I am afraid, I have been afraid for years and I have fought for years against the abuse of the system. I am sure children die and teachers loose their jobs. I can only tell my son an education is not the most important thing. The truth is important, people are important; the most important thing a teacher can to is teach people not to be bitter or hate when the battle is thick. I’m glad there are teachers who follow this forum.
Garrett, can you or anyone else cite a school shooting where the perpetrator exposed his plans in this supposed manner? Any cases of a kid caught while loading his guns for a rampage based on such a clue? I didn’t think so. It’s like Bill Cosby’s comparison of barking dogs and yelling mothers in whether you’re going to be bit or beat, or Wednesday Addams’ declaration in the movie that “I’m a psychopathic serial killer; we look just like everyone else.” - the reason these incidents happen is that the ones who give warnings NEVER are the ones who do this stuff, and the ones who do it, while they may be stark raving nuts, are not stupid enough to telegraph their intent. Every time they catch a serial killer, you see his neighbors on the 6:00 news, saying, he was just a normal guy.
I remember seeing a 6th grade classmate, whom was not a friend, get accused of breaking a school window during the lunch recess period. I and a friend had seen this individual sitting by himself next to our table in the cafeteria during the entire lunch period, reading, so we knew he wasn’t guilty. However, several “popular-types” claimed it was this person who “they saw” break the window. They didn’t like him, neither did I, but it was so grossly unfair that he was accused AND punished for something he didn’t do.
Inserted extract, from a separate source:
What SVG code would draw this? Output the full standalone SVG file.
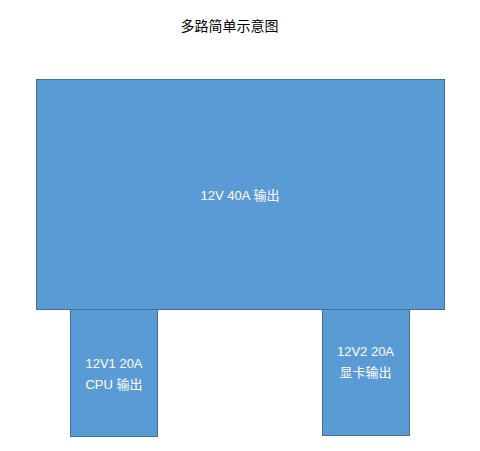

When my friend went to the principal to defend the accused (we saw him the whole time, after all), the principal threatned my friend with punishment as an accomplice, the principal’s reasoning being “…for why else would anyone stick up for the accused unless they themselves were guilty with him?”. It was at this point in my life I began to distrust authority figures unless they earned my trust.
all i wanna do is see the essay!!!!!!!!!!!!!